|Image courtesy of Universal Studios and Illumination Entertainment|
Sugar and spice and everything nice - that's what Despicable Me 2 is made of.
There were moments where the film became SO sweet I was tempted to dart into the bathroom to check for cavities. Which isn't to say it wasn't entertaining, but much of the gothic charm from DM1 got sacrificed for lighter fare - and I blame Lucy Wilde.
In this roundup, we see a much mellower and significantly less grumpy Gru (voiced by the ever-versatile Steve Carell) as the doting father of his three adopted girls, Margo, Edith, and the ever-quirky Agnes. The movie is successful in the gentle way it addresses the importance of mothers (for both the child and the father) without dimming the impact of Gru's role in his little girls' lives, but it fails in the introduction of the paramour herself, the aforementioned Ms. Wilde (voiced by an overly-enthusiastic Kristen Wiig).
At first, she severely grated on my nerves. But similar to how the semi-acidic taste of a Sour Patch Kids gummy segues into a more pleasant mild flavor, she does mellow out into something semi-palatable towards the end - but it's still not your theatre candy of choice (at least for my particular Gru-ish soul, sorry for any Sour Patch fans out there).
The writers try hard to make her quirky in the slightly sinister way that Gru is, but while he succeeds at continuing to be downright nasty at times - although a lot less than in the first film, to my disappointment - Lucy's bubbly, bright-eyed personality clashes mightily with Gru's purposeful Addams Family vibe.
Bottom line - its hard to buy the romance. It's easy to see why the girls adore Ms. Wilde, with her bright fashion sense and James Bondish gadgets, but it was hard for me to see what Gru finds so appealing about her (beyond her shapely physique, and the fact that Gru apparently hasn't had a date since The Mary Tyler Moore show was premiering). And well, maybe the reasons I mentioned are enough, but I would've preferred something more for dear Gru.

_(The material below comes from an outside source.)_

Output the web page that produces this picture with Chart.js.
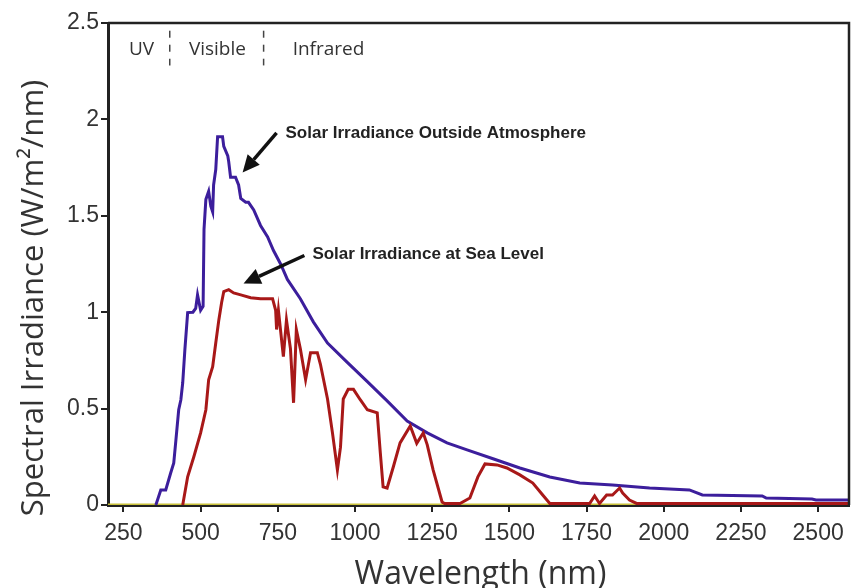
<!DOCTYPE html>
<html>
<head>
<meta charset="utf-8">
<script src="https://cdn.jsdelivr.net/npm/chart.js@4.4.1/dist/chart.umd.min.js"></script>
<style>
  html, body { margin: 0; padding: 0; background: #fff; }
  canvas { display: block; }
</style>
</head>
<body>
<canvas id="chart" width="853" height="588"></canvas>
<script>
// wavelengths (nm) and irradiance (W/m2/nm)
const outsideWl = [355, 371, 387, 403, 413, 420, 429, 436, 442, 449, 458, 475, 484, 490, 500, 508, 511, 517, 526, 533,
  539, 542, 549, 555, 571, 575, 588, 591, 597, 613, 623, 630, 646, 655, 672, 694, 717, 736, 759, 781,
  823, 865, 911, 975, 1040, 1104, 1169, 1234, 1298, 1363, 1447, 1534, 1631, 1728, 1834, 1954, 2083, 2125,
  2319, 2332, 2480, 2493, 2600];
const outsideVal = [0, 0.078, 0.078, 0.166, 0.218, 0.338, 0.494, 0.546, 0.634, 0.806, 0.998, 1.0, 1.02, 1.09, 1.01, 1.03, 1.43, 1.585, 1.627, 1.55,
  1.52, 1.66, 1.74, 1.91, 1.91, 1.86, 1.81, 1.78, 1.70, 1.70, 1.66, 1.59, 1.57, 1.57, 1.53, 1.45, 1.39, 1.32, 1.25, 1.17,
  1.07, 0.95, 0.84, 0.74, 0.64, 0.54, 0.435, 0.374, 0.322, 0.286, 0.24, 0.192, 0.145, 0.114, 0.104, 0.088, 0.078, 0.052,
  0.047, 0.036, 0.031, 0.026, 0.026];

const seaWl = [442, 458, 478, 500, 517, 526, 539, 549, 559, 568, 575, 591, 607, 630, 662, 694, 733, 743, 746, 752,
  768, 778, 791, 801, 810, 823, 840, 856, 878, 888, 911, 927, 943, 953, 962, 978, 995, 1017, 1040, 1072,
  1082, 1091, 1104, 1124, 1146, 1179, 1200, 1221, 1234, 1253, 1282, 1290, 1340, 1372, 1398, 1421, 1460, 1492, 1534, 1576,
  1608, 1631, 1760, 1776, 1792, 1815, 1834, 1857, 1867, 1889, 1912, 2600];
const seaVal = [0, 0.146, 0.25, 0.374, 0.494, 0.65, 0.717, 0.84, 0.96, 1.05, 1.107, 1.117, 1.10, 1.09, 1.075, 1.07, 1.07, 1.01, 0.91, 1.01,
  0.77, 0.96, 0.81, 0.53, 0.91, 0.81, 0.65, 0.79, 0.79, 0.73, 0.55, 0.374, 0.182, 0.30, 0.55, 0.60, 0.60, 0.546, 0.494, 0.478,
  0.27, 0.094, 0.088, 0.197, 0.322, 0.41, 0.32, 0.374, 0.312, 0.182, 0.016, 0.008, 0.008, 0.036, 0.146, 0.213, 0.208, 0.192, 0.156, 0.114,
  0.052, 0.008, 0.008, 0.047, 0.008, 0.052, 0.052, 0.088, 0.062, 0.026, 0.008, 0.008];

const baseWl = [200, 2600];
const baseVal = [0.003, 0.003];

const xTicks = [250, 500, 750, 1000, 1250, 1500, 1750, 2000, 2250, 2500];
const yTicks = [0, 0.5, 1, 1.5, 2, 2.5];

const toPoints = (xs, ys) => xs.map((x, i) => ({ x: x, y: ys[i] }));

const titleFont = '"Open Sans", "Noto Sans", sans-serif';
const tickFont = { family: '"Liberation Sans", Arial, sans-serif', size: 23 };

// arrows, labels and band markers, in data units
const drawExtras = {
  id: 'drawExtras',
  afterDraw(chart) {
    const ctx = chart.ctx;
    const a = chart.chartArea;
    const xs = chart.scales.x, ys = chart.scales.y;
    const px = v => xs.getPixelForValue(v);
    const py = v => ys.getPixelForValue(v);

    ctx.save();
    // top and right frame
    ctx.strokeStyle = '#222';
    ctx.lineWidth = 2.5;
    ctx.beginPath();
    ctx.moveTo(a.left, a.top);
    ctx.lineTo(a.right, a.top);
    ctx.lineTo(a.right, a.bottom);
    ctx.stroke();

    // spectrum bands
    ctx.fillStyle = '#333';
    ctx.font = '19px ' + titleFont;
    ctx.textBaseline = 'middle';
    ctx.textAlign = 'left';
    ctx.fillText('UV', px(268), py(2.36));
    ctx.fillText('Visible', px(462), py(2.36));
    ctx.fillText('Infrared', px(798), py(2.36));
    ctx.strokeStyle = '#444';
    ctx.lineWidth = 1.5;
    ctx.setLineDash([7, 7]);
    [400, 704].forEach(w => {
      ctx.beginPath();
      ctx.moveTo(px(w), py(2.46));
      ctx.lineTo(px(w), py(2.28));
      ctx.stroke();
    });
    ctx.setLineDash([]);

    // callouts
    ctx.font = 'bold 17px "Liberation Sans", Arial, sans-serif';
    ctx.fillStyle = '#222';
    ctx.fillText('Solar Irradiance Outside Atmosphere', px(775), py(1.93));
    ctx.fillText('Solar Irradiance at Sea Level', px(862), py(1.30));
    arrow(ctx, px(746), py(1.93), px(636), py(1.725));
    arrow(ctx, px(836), py(1.294), px(639), py(1.149));

    // axis titles
    ctx.fillStyle = '#333';
    ctx.textAlign = 'center';
    ctx.textBaseline = 'alphabetic';
    ctx.font = '32px ' + titleFont;
    ctx.fillText('Wavelength (nm)', (a.left + a.right) / 2 + 2, 584);
    ctx.translate(43, 298);
    ctx.rotate(-Math.PI / 2);
    ctx.font = '31px ' + titleFont;
    ctx.fillText('Spectral Irradiance (W/m\u00B2/nm)', 0, 0);
    ctx.restore();
  }
};

function arrow(ctx, x1, y1, x2, y2) {
  const ang = Math.atan2(y2 - y1, x2 - x1);
  const len = 17, half = 8;
  const bx = x2 - len * Math.cos(ang), by = y2 - len * Math.sin(ang);
  ctx.strokeStyle = '#111';
  ctx.fillStyle = '#111';
  ctx.lineWidth = 3.5;
  ctx.beginPath();
  ctx.moveTo(x1, y1);
  ctx.lineTo(bx, by);
  ctx.stroke();
  ctx.beginPath();
  ctx.moveTo(x2, y2);
  ctx.lineTo(bx + half * Math.sin(ang), by - half * Math.cos(ang));
  ctx.lineTo(bx - half * Math.sin(ang), by + half * Math.cos(ang));
  ctx.closePath();
  ctx.fill();
}

new Chart(document.getElementById('chart'), {
  type: 'scatter',
  data: {
    datasets: [
      {
        label: 'Solar Irradiance Outside Atmosphere',
        data: toPoints(outsideWl, outsideVal),
        showLine: true,
        borderColor: '#3c1e9c',
        borderWidth: 3,
        pointRadius: 0,
        order: 2
      },
      {
        label: 'Solar Irradiance at Sea Level',
        data: toPoints(seaWl, seaVal),
        showLine: true,
        borderColor: '#a81818',
        borderWidth: 3,
        pointRadius: 0,
        order: 1
      },
      {
        label: 'baseline',
        data: toPoints(baseWl, baseVal),
        showLine: true,
        borderColor: '#c8c03a',
        borderWidth: 2,
        pointRadius: 0,
        order: 3
      }
    ]
  },
  options: {
    responsive: false,
    animation: false,
    devicePixelRatio: 1,
    layout: { padding: { top: 23, right: 4, left: 0, bottom: 0 } },
    plugins: {
      legend: { display: false },
      tooltip: { enabled: false }
    },
    scales: {
      x: {
        type: 'linear',
        min: 200,
        max: 2600,
        afterBuildTicks: s => { s.ticks = xTicks.map(v => ({ value: v })); },
        afterFit: s => { s.height = 83; },
        border: { display: true, color: '#222', width: 3 },
        grid: { drawOnChartArea: false, drawTicks: true, tickLength: 7, color: '#222', lineWidth: 2 },
        ticks: { font: tickFont, color: '#333', padding: 8, maxRotation: 0, autoSkip: false, callback: v => String(v) }
      },
      y: {
        min: 0,
        max: 2.5,
        afterBuildTicks: s => { s.ticks = yTicks.map(v => ({ value: v })); },
        afterFit: s => { s.width = 108; },
        border: { display: true, color: '#222', width: 3 },
        grid: { drawOnChartArea: false, drawTicks: true, tickLength: 7, color: '#222', lineWidth: 2 },
        ticks: { font: tickFont, color: '#333', padding: 2, callback: v => String(v) }
      }
    }
  },
  plugins: [drawExtras]
});
</script>
</body>
</html>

Ms. Wilde is not the only romance floating in the air, however. Margo, on the cusp of adolescence, falls for the cute guy at the mall that has a definite swagger akin to a young Johnny Depp. Gru, of course, has fits, considers buying a shotgun, and basically has every loving parents' personal nightmare of coming to terms with their sweet, adorable little child awakening to sexual desires and attraction. Even worse when that particular parent hasn't had much action lately in his fabulous G-monogrammed silk pjs. (Who wouldn't love a guy with some of those?) We even get a small glimpse into what a Minion may find attractive - yes, it's true, those adorable goggle-donning penicillin tablets, for all their silliness, long for romance to call their own as well.
All of these more profound themes are wrapped up in a crazy plot involving lots of gadgets, a poorly organized and executed Anti-Villain League, Minions bouncing around doing what they do best - causing mayhem, a villain who is more than he appears to be, and one very pissed off chicken. While the first movie had an elegant compactness in plot and execution, the thematic elements of DM2 seem jumbled. It all adds up to a lot of fun, but it is something akin to an under-baked cake - lots of good ingredients, but not quite able to hold its own in the same way as predecessor.
Still, it has something for everyone. The film boasts the best 3D effects of any feature I've seen so far this year, and the textures, from clothes to metal to food, are eye-poppingly realistic. And the deeper themes of the challenges of single parenthood, dating after a certain age in an incredibly judgmental society, and a parent coming to terms that he will someday have to share his child's affections with someone else make for a film that is just as enjoyable for adults as it is for children.